İlahiyat Fakültesi Öğretim Üyemiz Prof. Dr. Adil Yavuz da Hz. Peygamberin sünnetiyle toplumsal yapılanmaya değindi. Konuşmasında hadislerden örnekler veren Prof. Dr. Adil Yavuz; toplumda annenin, kız çocuğunun ve kocanın önemine değindi. Dün çocukların diri diri gömülmesinin cahiliye âdeti olduğunu vurgularken, İslam dininin bunu engellediğini, adaletin ve huzurun İslam’la geldiğini ifade etti. “Müslüman öldürmek ne zamandan beri cihad oldu?” diye soran Yavuz, bu durumun şehadet getiren birinin Kuran’daki ayetlere bakmayışının göstergesi olduğunu belirtti. Adil konuşmasını şöyle sürdürdü: "Abdest, namazla bitmiyor, birey olarak toplumda huzur kaynağı olmanız gerekmektedir. Küçüklere ilgi büyüklere saygı göstermeniz gerekir. Müslüman Müslümanı hakir göremez. Arap olanın Arap olmayana üstünlüğü yoktur. Üstünlük sadece takva iledir. İşin özü insanın kendi kalitesini yükseltme meselesidir. Ancak o zaman toplumsal huzur gelecektir, ayrımcılık son bulacaktır."

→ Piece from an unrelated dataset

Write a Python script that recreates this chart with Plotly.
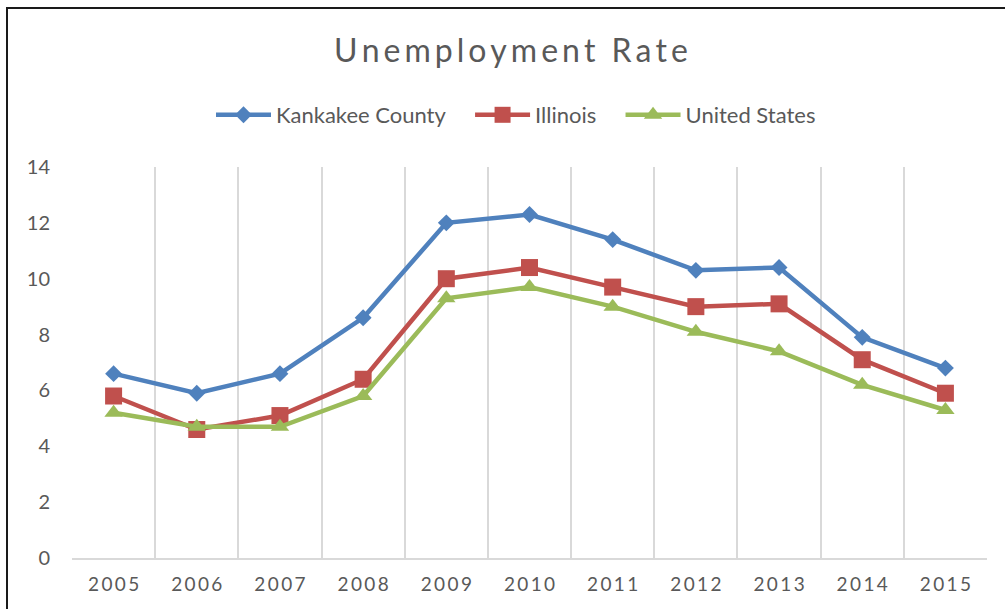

Selçuk Üniversitesi Edebiyat Fakültesi Öğretim Üyesi Prof. Dr. Mustafa Demirci ise teorikte her şeyin çok güzel olduğunu ancak pratikte gerçeklerle yüzleşmek gerektiğini vurguladı. Ayet, hadis, hayal ettiğimiz din geçmişte nasıl tecrübe edilmiş bunları görmek gerektiğinin altını çizdi. Bir medeniyetin doğarken 3 alanı ikame ettiğini söyleyen Demirci; “Birincisi gündelik hayat, ikincisi dünya görüşü, üçüncüsü güvenlik talebidir ki bir din, bir medeniyet ideal bir siyasal sistem geliştirmezse, bu maddeleri karşılayamazsa kabul görmeyecektir, tutunamayacaktır.” dedi. Sadece ayetler okuyarak millet olarak bir yere gidemeyeceğimizi söyleyen Demirci, yaşananların geçmişe bakılması ve tarihten ders alınması gerektiğini belirtti. Hz. Peygamber’in siyerini doğru anlatmanın önemine de değinen Demirci, yaygın olarak bilinen yanlışların düzeltilmesi gerektiğini söylerken Kutlu Doğumun hayırlara vesile olmasını diledi.
Panel Yöneticisi İl Müftüsü Prof. Dr. Ali Akpınar’ın programa katılanlara ve panelistlere teşekkür etmesinin ardından program sona erdi.